Um post com quatro anos recuperado do baú das futilidades.
Quando falamos de nós próprios é difícil esquivar a insolência. Se somos demasiado benévolos parecemos arrogantes, se nos fazemos de humildes ou despretensiosos tudo soa a contrafeito. E se procuramos parecer imparciais fazemos com que a nossa vida pareça um pântano de apatia e displicência. Mas vou correr o risco de desempenhar um desses papéis dizendo que gosto de me ver como um tipo da província. A figura faz-me uns anos mais novo e deixa que me sejam perdoados erros e omissões, bem como uma ou outra quebra das regras de etiqueta. Gosto dela porque me serve de máscara e às vezes de álibi. É pois como provinciano que me repugna um tanto o jogo social que passa pela ostentação da própria singularidade. Naquela atitude a que os decadentistas franceses da segunda metade do século XIX chamavam, à época com relativa propriedade, «épater la bourgeoisie». Ora é esta rejeição visceral do poseur que me fez gostar de ter conhecido um episódio como o relatado por Enrique Vila-Matas no Diário Volúvel.
«Estive a rever o embate televisivo, em 1980, entre Catherine Ringer e Serge Gaisnbourg. A primeira coisa que ali vemos é Ringer, cantora do dueto Les Rita Mitsouko e moderna a cheirar a novo, sentada ao lado de um moderno consolidado, o volúvel Gainsbourg. Não tarda a verificar-se o previsível choque, talvez geracional. Ringer, empenhada em épater o moderno consolidado, contou que tinha participado em filmes porno e foi interrompida por um depreciativo Gainsbourg, que lhe disse que isso era simplesmente fazer de puta e não podia causar mais vómitos. A conversa enrolou-se durante um bom bocado, porque Ringer (genial artista que me revelou Sergi Pàmies, o Inverno passado) recusou-se a aceitar que ser actriz porno fosse repugnante e ela uma puta. Gainsbourg insistiu que ser puta era nauseabundo. Ringer disse então que quem era asqueroso era precisamente ele, mas acabou por aceitar, com um meio-sorriso, que o seu passado era repugnante. «Em todo o caso», desculpou-se Ringer, «o meu trabalho faz parte da aventura moderna.» E então o caldo entornou-se de vez, e o momento acabou por se tornar memorável.
– Ah, não! – disse um exaltado Gainsbourg – A aventura moderna não é repugnante.
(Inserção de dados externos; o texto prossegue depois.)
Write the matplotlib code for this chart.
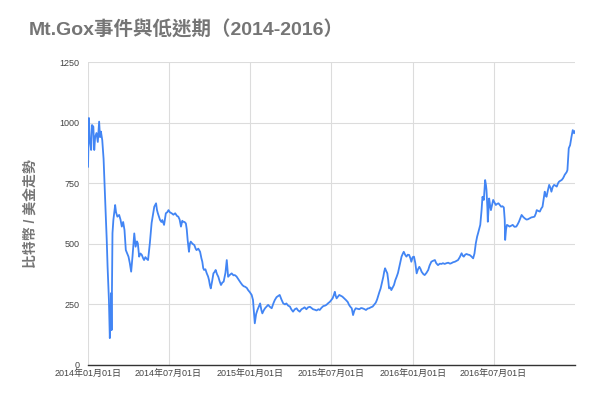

Nós temos ética.
Se Rimbaud, no século XIX, semeou a essência do ser moderno em França, Gainsbourg, na mesma França, apontou o fim do «vale tudo», marcou os limites morais da vanguarda e deu o primeiro pontapé na modernidade sem ética. Um momento histórico.»
Se o foi ou não um momento desses, isso eu não sei. Provavelmente Vila-Matas está a exagerar um bom pedaço. Mas que compreendo a repugnância de Gainsbourg perante um Catherinezinha a gabar-se em público da absurda originalidade das suas manobras de ginásio – e isto aconteceu há 30 anos, por favor não esqueçam –, lá isso compreendo. Se bem que também Serge fosse um enorme poseur. No fundo andamos quase todos ao mesmo.